Employing full-time cover supervisors could provide an affordable and flexible in-house solution. There are also benefits in managing and developing staff who know the school and its pupils. But cover supervisors are not allowed to teach. They should only carry out set exercises, and teachers will still need to prepare the lessons.
Schools might also consider whether cover supervisors have the teaching capacity and subject knowledge needed to push pupils forwards. Some schools have opted to attach cover supervisors to departments, but cover supervision is still only recommended for short-term absence.
HLTAs are more expensive than cover supervisors, but they are allowed to plan and prepare lessons under the guidance of a teacher and might offer a good solution to short-term absences. However, they should not spend the majority of their time taking whole classes.
You could think about setting up a learning centre. For example, an ICT suite with 30 or more workstations could act as a fallback option for covering lessons. It can be supervised by support staff and your school will also benefit from an additional ICT resource. However, setting up something like this would require time and money, and lessons would have to be planned in advance for each department.

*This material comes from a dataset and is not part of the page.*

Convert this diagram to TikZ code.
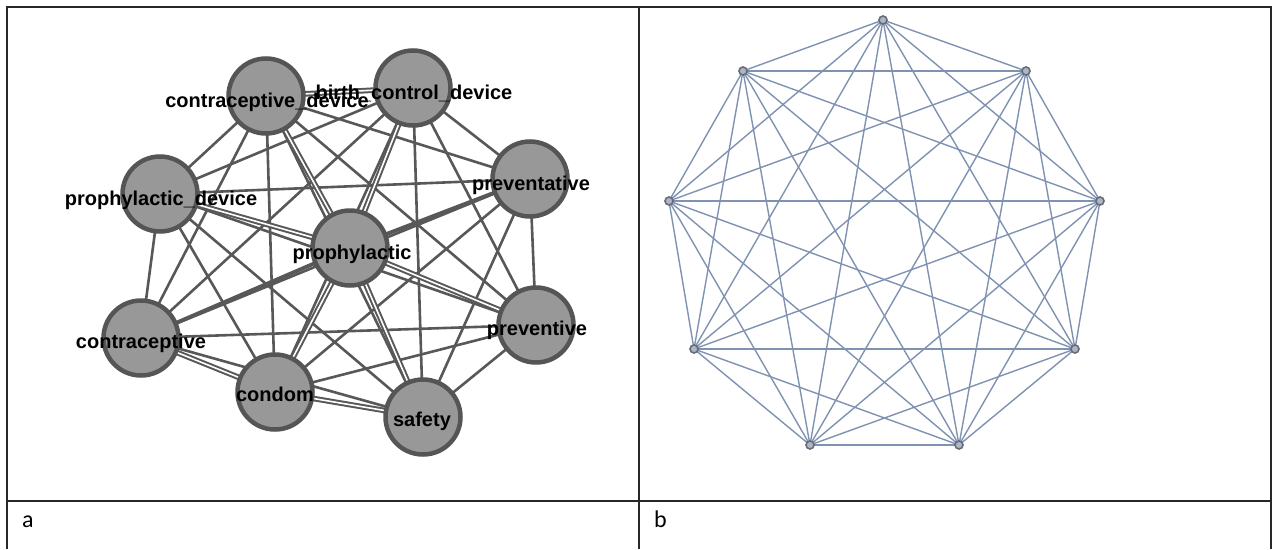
\documentclass[tikz,border=0pt]{standalone}
\usepackage{fontspec}
\setmainfont{Liberation Sans}
\newfontfamily\calfont{Carlito}
\usetikzlibrary{backgrounds}
\definecolor{edgegray}{RGB}{88,88,88}
\definecolor{nodefill}{RGB}{152,152,152}
\definecolor{nodeline}{RGB}{85,85,85}
\definecolor{blueedge}{RGB}{128,146,178}
\definecolor{bnodefill}{RGB}{175,182,194}
\definecolor{bnodeline}{RGB}{100,108,122}
\definecolor{framecol}{RGB}{40,40,40}
\begin{document}
\begin{tikzpicture}[x=1pt,y=-1pt,
  bignode/.style={circle, draw=nodeline, fill=nodefill, line width=4.5pt, minimum size=75pt, inner sep=0pt},
  wlabel/.style={font=\fontsize{20}{20}\selectfont\bfseries, inner sep=0pt, text=black, anchor=base},
  edgeone/.style={draw=edgegray, line width=2.6pt},
  edgethick/.style={draw=edgegray, line width=3.8pt},
  edgedbl/.style={draw=edgegray, line width=2pt, double=white, double distance=1.6pt},
  smallnode/.style={circle, draw=bnodeline, fill=bnodefill, line width=1.6pt, minimum size=8pt, inner sep=0pt},
  bedge/.style={draw=blueedge, line width=1.4pt},
  framestyle/.style={draw=framecol, line width=1.8pt},
  captext/.style={font=\calfont\fontsize{24}{26}\selectfont, anchor=base west, inner sep=0pt}
]
\useasboundingbox (0,0) rectangle (1272,549);
\begin{pgfonlayer}{background}
\fill[white] (0,0) rectangle (1272,549);
\end{pgfonlayer}

% table frame
\draw[framestyle] (7,549) -- (7,7) -- (1271,7) -- (1271,549);
\draw[framestyle] (639,7) -- (639,549);
\draw[framestyle] (7,501) -- (1271,501);
\node[captext] (capa) at (22,527) {a};
\node[captext] (capb) at (654,527) {b};

% panel a nodes
\node[bignode] (cd) at (266,96) {};
\node[bignode] (bcd) at (413,88) {};
\node[bignode] (pv) at (530,179) {};
\node[bignode] (pd) at (160,194) {};
\node[bignode] (p) at (350,248) {};
\node[bignode] (pve) at (536,325) {};
\node[bignode] (c) at (141,338) {};
\node[bignode] (co) at (275,392) {};
\node[bignode] (s) at (423,417) {};

\begin{pgfonlayer}{background}
\foreach \a/\b in {cd/pv, cd/pd, cd/pve, cd/c, cd/co, cd/s,
  bcd/pv, bcd/pd, bcd/pve, bcd/c, bcd/co, bcd/s,
  pv/pd, pv/pve, pv/c, pv/co, pv/s,
  pd/pve, pd/c, pd/co, pd/s,
  pve/c, pve/co, pve/s, c/s}
  \draw[edgeone] (\a.center) -- (\b.center);
\foreach \a/\b in {cd/bcd, cd/p, bcd/p, pd/p, p/pve, p/co, p/s, c/co, co/s}
  \draw[edgedbl] (\a.center) -- (\b.center);
\foreach \a/\b in {p/c, p/pv}
  \draw[edgethick] (\a.center) -- (\b.center);
\end{pgfonlayer}

% panel a labels
\node[wlabel] (lcd) at (267,107) {contraceptive\_device};
\node[wlabel] (lbcd) at (414,99) {birth\_control\_device};
\node[wlabel] (lpv) at (531,190) {preventative};
\node[wlabel] (lpd) at (161,205) {prophylactic\_device};
\node[wlabel] (lp) at (352,259) {prophylactic};
\node[wlabel] (lpve) at (537,335) {preventive};
\node[wlabel] (lc) at (141,348) {contraceptive};
\node[wlabel] (lco) at (275,401) {condom};
\node[wlabel] (ls) at (422,426) {safety};

% panel b
\node[smallnode] (r1) at (883,20) {};
\node[smallnode] (r2) at (1026,71) {};
\node[smallnode] (r3) at (1100,201) {};
\node[smallnode] (r4) at (1075,349) {};
\node[smallnode] (r5) at (959,445) {};
\node[smallnode] (r6) at (810,445) {};
\node[smallnode] (r7) at (694,349) {};
\node[smallnode] (r8) at (669,201) {};
\node[smallnode] (r9) at (743,71) {};
\begin{pgfonlayer}{background}
\foreach \i in {1,...,8}{
  \pgfmathtruncatemacro\nxt{\i+1}
  \foreach \j in {\nxt,...,9}{
    \draw[bedge] (r\i.center) -- (r\j.center);
  }
}
\end{pgfonlayer}
\end{tikzpicture}
\end{document}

An easy but expensive option to cope with the new rarely cover regulations would be to use supply teachers. Last year schools in Cheshire spent more than pound;2.9m on supply teachers. However, there are obvious benefits to using a qualified teacher who is a specialist in the subject.
The rarely cover legislation also allows schools to use floating teachers who are employed wholly or mainly for the purpose of providing cover. A floating teacher can work at one school or across a cluster or local authority. However, as cover won't always be required, any plans for a floating teacher will need to be designed around your historical patterns of absence.
WAMG also allows schools to amend teachers' timetables to accommodate educational visits or activities. But changes should be kept to a minimum and agreed with staff as far in advance as possible. The NUT is opposed to this kind of re-timetabling.
Another common practice, splitting classes of pupils who need supervision and allocating them to another class, is seen as providing cover. Therefore from September this situation should only occur rarely, and as a last resort. There is no one solution for rarely cover. But whichever route you take you should ask yourself: "Is this the best option for the pupils?"
Joe Blair is specialist researcher in staffing issues at The Key, an independent service that supports school leaders by providing answers to their questions on all aspects of school leadership and management. www.usethekey.org.uk
Unexpected cover: your options
- Use cover supervisors or higher level teaching assistances (HLTAs).
- Create a learning centre.
- Employ "floating teachers" or supply teachers.
- Review your leave of absence policy. This sets out what qualifies for leave, whether it's paid, its length and whether the school has the authority to grant it.